Lecture Notes for SE 598, Data Structures and Algorithms

9 August 2000, Map and Multimap Applications


  1. file-system directories

    1. a file system is the place where the operating system stores data

    2. a file-system directory is a file containing information about the files being stored - location, size, name, owner, and so on

    3. directory look-up involves mapping a file name to the associated file-system information

    4. maps can be used to implement directories

      1. advantages - fast

      2. disadvantages - expansion

  2. fingerprinting

    1. a hash function h() maps an arbitrary value v into an integer h(v)

    2. a set of hash functions map an arbitrary value into a set of integers

    3. the set of integers { h1(v), h2(v), ..., hn(v) }can be thought of as a signature or a fingerprint identifying the value v

    4. different values should have different fingerprints

    5. values can be large (millions of bytes) , but fingerprints are small (10s or 100s of bytes)

    6. given a large set of large values, how can they quickly be searched

      1. form a large bit vector (100s to 1000s of bits)
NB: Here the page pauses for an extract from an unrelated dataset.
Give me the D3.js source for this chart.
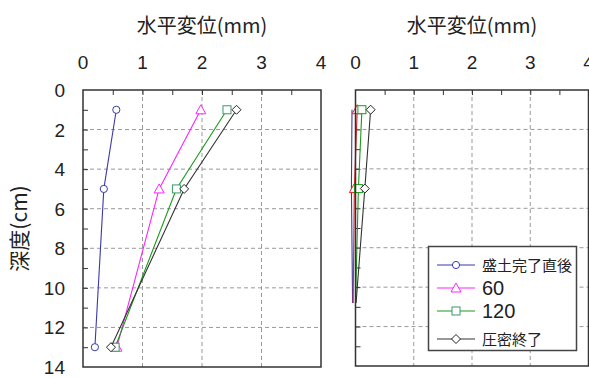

      2. find a small fingerprint (10s of values) for each document

      3. use the values in each fingerprint to set bits in the bit vector

      4. to search for a value

        1. find the fingerprint of the value

        2. if any of the bits associated with the value's fingerprint are false, the value can't be in the set

        3. if all the bits are true, the value may or may not be in the set

    7. fingerprints have other uses too

      1. a modified value has a different fingerprint than the original value - check for tampering or change


This page last modified on 9 August 2000.